◆ SOURCE MATERIAL:
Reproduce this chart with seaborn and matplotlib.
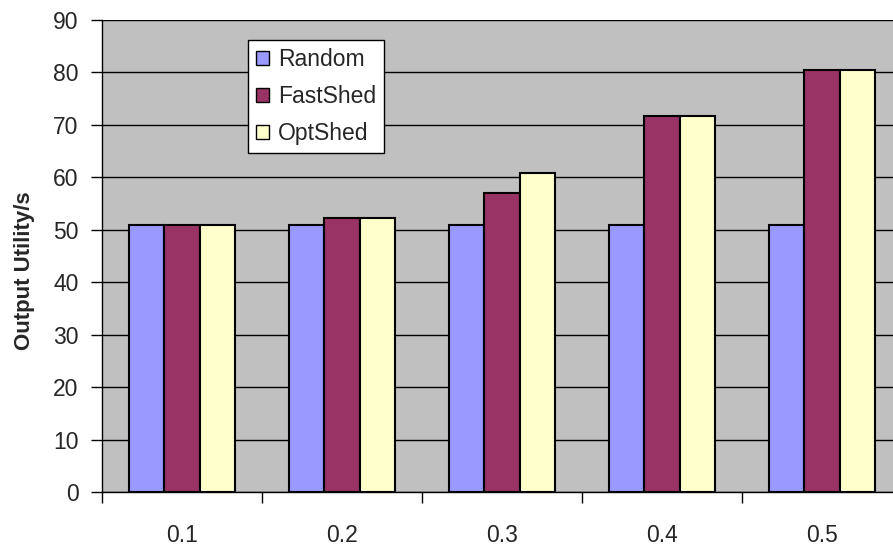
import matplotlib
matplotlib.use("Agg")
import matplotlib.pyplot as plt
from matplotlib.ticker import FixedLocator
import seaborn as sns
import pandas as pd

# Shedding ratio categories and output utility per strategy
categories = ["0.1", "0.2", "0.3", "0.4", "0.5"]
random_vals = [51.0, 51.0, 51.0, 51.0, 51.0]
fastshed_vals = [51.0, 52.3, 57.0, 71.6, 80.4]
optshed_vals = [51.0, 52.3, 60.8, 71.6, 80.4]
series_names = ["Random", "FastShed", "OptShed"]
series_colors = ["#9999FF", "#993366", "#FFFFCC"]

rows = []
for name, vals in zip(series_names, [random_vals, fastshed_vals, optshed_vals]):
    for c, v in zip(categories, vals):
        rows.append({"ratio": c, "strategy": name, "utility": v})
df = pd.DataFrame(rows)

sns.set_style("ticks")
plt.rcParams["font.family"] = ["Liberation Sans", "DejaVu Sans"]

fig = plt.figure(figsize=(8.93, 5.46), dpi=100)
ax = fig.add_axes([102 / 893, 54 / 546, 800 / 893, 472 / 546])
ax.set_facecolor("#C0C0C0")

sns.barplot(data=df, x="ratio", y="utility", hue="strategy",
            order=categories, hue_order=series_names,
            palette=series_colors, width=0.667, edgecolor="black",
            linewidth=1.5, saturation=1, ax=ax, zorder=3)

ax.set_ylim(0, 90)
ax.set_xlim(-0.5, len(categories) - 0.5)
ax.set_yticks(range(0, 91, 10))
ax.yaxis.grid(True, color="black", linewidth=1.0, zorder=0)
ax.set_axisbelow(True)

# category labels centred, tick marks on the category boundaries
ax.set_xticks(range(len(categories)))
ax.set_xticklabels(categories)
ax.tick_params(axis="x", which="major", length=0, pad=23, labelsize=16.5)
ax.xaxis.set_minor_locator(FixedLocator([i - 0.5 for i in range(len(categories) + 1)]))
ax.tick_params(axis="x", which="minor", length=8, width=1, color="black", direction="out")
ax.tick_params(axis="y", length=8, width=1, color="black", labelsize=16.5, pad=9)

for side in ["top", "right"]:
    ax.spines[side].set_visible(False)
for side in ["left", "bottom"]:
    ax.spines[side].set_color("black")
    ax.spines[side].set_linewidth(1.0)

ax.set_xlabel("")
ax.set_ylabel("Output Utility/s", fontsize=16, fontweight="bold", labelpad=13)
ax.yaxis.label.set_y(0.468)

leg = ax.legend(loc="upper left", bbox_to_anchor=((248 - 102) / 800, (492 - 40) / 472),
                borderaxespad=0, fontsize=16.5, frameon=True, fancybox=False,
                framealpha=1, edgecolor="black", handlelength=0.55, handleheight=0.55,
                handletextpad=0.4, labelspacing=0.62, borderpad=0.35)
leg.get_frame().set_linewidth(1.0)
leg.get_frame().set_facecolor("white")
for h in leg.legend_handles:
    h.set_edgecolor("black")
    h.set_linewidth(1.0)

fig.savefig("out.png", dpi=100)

◆ GOAL: Write the lines above out again exactly, without any of their pictures.

◆ EXPECTED ANSWER:
Reproduce this chart with seaborn and matplotlib.
import matplotlib
matplotlib.use("Agg")
import matplotlib.pyplot as plt
from matplotlib.ticker import FixedLocator
import seaborn as sns
import pandas as pd

# Shedding ratio categories and output utility per strategy
categories = ["0.1", "0.2", "0.3", "0.4", "0.5"]
random_vals = [51.0, 51.0, 51.0, 51.0, 51.0]
fastshed_vals = [51.0, 52.3, 57.0, 71.6, 80.4]
optshed_vals = [51.0, 52.3, 60.8, 71.6, 80.4]
series_names = ["Random", "FastShed", "OptShed"]
series_colors = ["#9999FF", "#993366", "#FFFFCC"]

rows = []
for name, vals in zip(series_names, [random_vals, fastshed_vals, optshed_vals]):
    for c, v in zip(categories, vals):
        rows.append({"ratio": c, "strategy": name, "utility": v})
df = pd.DataFrame(rows)

sns.set_style("ticks")
plt.rcParams["font.family"] = ["Liberation Sans", "DejaVu Sans"]

fig = plt.figure(figsize=(8.93, 5.46), dpi=100)
ax = fig.add_axes([102 / 893, 54 / 546, 800 / 893, 472 / 546])
ax.set_facecolor("#C0C0C0")

sns.barplot(data=df, x="ratio", y="utility", hue="strategy",
            order=categories, hue_order=series_names,
            palette=series_colors, width=0.667, edgecolor="black",
            linewidth=1.5, saturation=1, ax=ax, zorder=3)

ax.set_ylim(0, 90)
ax.set_xlim(-0.5, len(categories) - 0.5)
ax.set_yticks(range(0, 91, 10))
ax.yaxis.grid(True, color="black", linewidth=1.0, zorder=0)
ax.set_axisbelow(True)

# category labels centred, tick marks on the category boundaries
ax.set_xticks(range(len(categories)))
ax.set_xticklabels(categories)
ax.tick_params(axis="x", which="major", length=0, pad=23, labelsize=16.5)
ax.xaxis.set_minor_locator(FixedLocator([i - 0.5 for i in range(len(categories) + 1)]))
ax.tick_params(axis="x", which="minor", length=8, width=1, color="black", direction="out")
ax.tick_params(axis="y", length=8, width=1, color="black", labelsize=16.5, pad=9)

for side in ["top", "right"]:
    ax.spines[side].set_visible(False)
for side in ["left", "bottom"]:
    ax.spines[side].set_color("black")
    ax.spines[side].set_linewidth(1.0)

ax.set_xlabel("")
ax.set_ylabel("Output Utility/s", fontsize=16, fontweight="bold", labelpad=13)
ax.yaxis.label.set_y(0.468)

leg = ax.legend(loc="upper left", bbox_to_anchor=((248 - 102) / 800, (492 - 40) / 472),
                borderaxespad=0, fontsize=16.5, frameon=True, fancybox=False,
                framealpha=1, edgecolor="black", handlelength=0.55, handleheight=0.55,
                handletextpad=0.4, labelspacing=0.62, borderpad=0.35)
leg.get_frame().set_linewidth(1.0)
leg.get_frame().set_facecolor("white")
for h in leg.legend_handles:
    h.set_edgecolor("black")
    h.set_linewidth(1.0)

fig.savefig("out.png", dpi=100)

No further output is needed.